Author(s): Leszek Drong / Language(s): Polish
“Troping the Troubles” shows how recent Northern Irish fiction remembers the past. The focus of this work is on recent history and contested narratives of the past; it seeks to illustrate the significance of cultural representations of the Troubles in shaping collective memory. Northern Ireland provides a particularly interesting set of historical, social and political circumstances to inspire literary productions, which Drong calls, following Birgit Neumann, fictions of memory. Novels connected with the Troubles, featuring characters preoccupied with the past – with remembering or forgetting the conflict – are explored at length here, particular heed being paid to how they affect models of mnemonic performance. Inspired by recent research into memory studies, and cultural memory studies in particular, Drong identifies distinctive aspects of memory culture in Northern Ireland. In consequence, Troubles fiction proves to be a uniquely adequate illustration of performative memorealism, a discourse that is responsible for a cultural normativization of the past due to its potential to create the illusion of history’s stability and identity in the characters’ or/and narrators’ memories.
Chapter 1 is concerned with the historical and political background that underpins most of the novels interpreted in Chapters 3-6. Its main purpose is to explain the circumstances that had led to the establishment of Northern Ireland in 1921 and then to the eruption of violence there in 1969. A detailed discussion of the Troubles is offered to explain and/or refute common misconceptions connected with the conflict, including the allegedly religious motivations of the two major communities in Northern Ireland. The current situation in the province is also explored at some length to explain why Brexit may threaten the peace process. Chapter 2, in turn, focuses mostly on memory studies and its relevance to Northern Irish fiction. Recent developments concerning cultural memory studies are placed in political and historical contexts relevant to Irish studies to produce a rhetorical perspective that is particularly sensitive to how Irish fictions of memory perform, i.e., what role they play within Irish memory culture. The argument offered in this chapter is premised on the assumption that literary works are both representational and performative: their performance in culture depends upon the illusion of reference (hence the significant role of memory in fiction). Chapter 2 also raises the issue of Northern Irish literature as a distinct category and its usefulness for further analysis.

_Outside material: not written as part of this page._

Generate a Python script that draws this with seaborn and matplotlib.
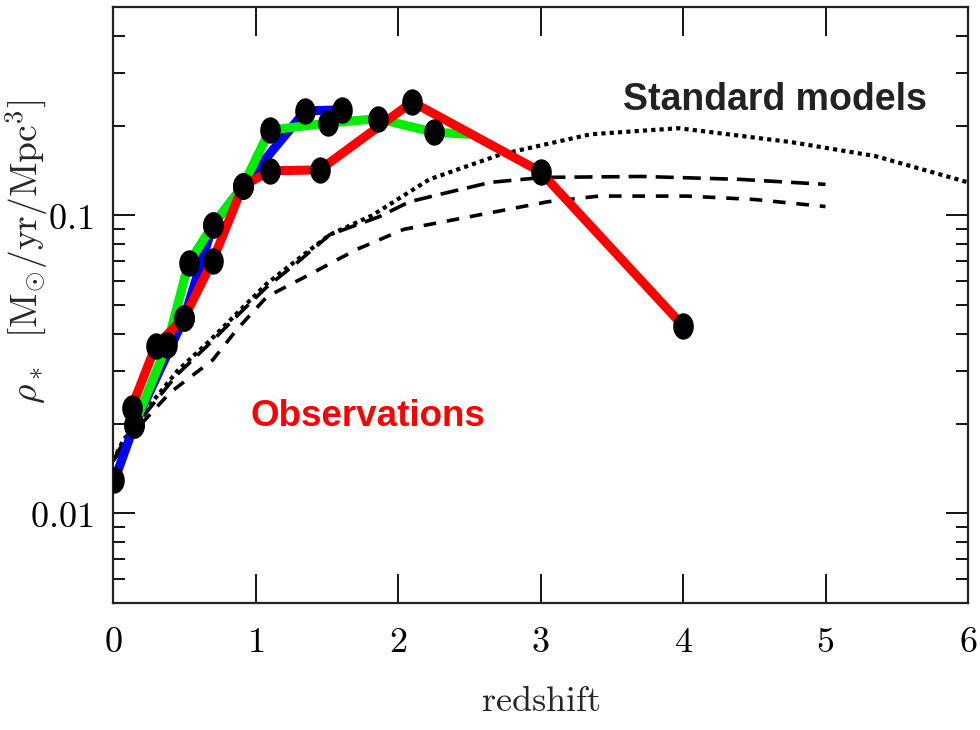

The chapters concerned with Northern Irish novels focus on „Reading in the Dark” by Seamus Deane, „Ripley Bogle” by Robert McLiam Wilson, „One by One in the Darkness” by Deirdre Madden and „The Truth Commissioner” by David Park. Those four works of fiction are discussed in light of the concerns raised in Chapter 2 but also much attention is given in those readings to their specific historical and geographical circumstances, the linguistic minutiae, all those apparently trivial, idiosyncratic details suppressed by mainstream history but intriguing and captivating as aspects of minority narratives, counter-narratives, postnational/transnational memory cultures, etc. The concluding chapter introduces the concept of restorative memory, which is not so much concerned with truth recovery per se but instead envisages either individual or communal redemption or restitution if those may lead to reconciliation within Northern Irish society.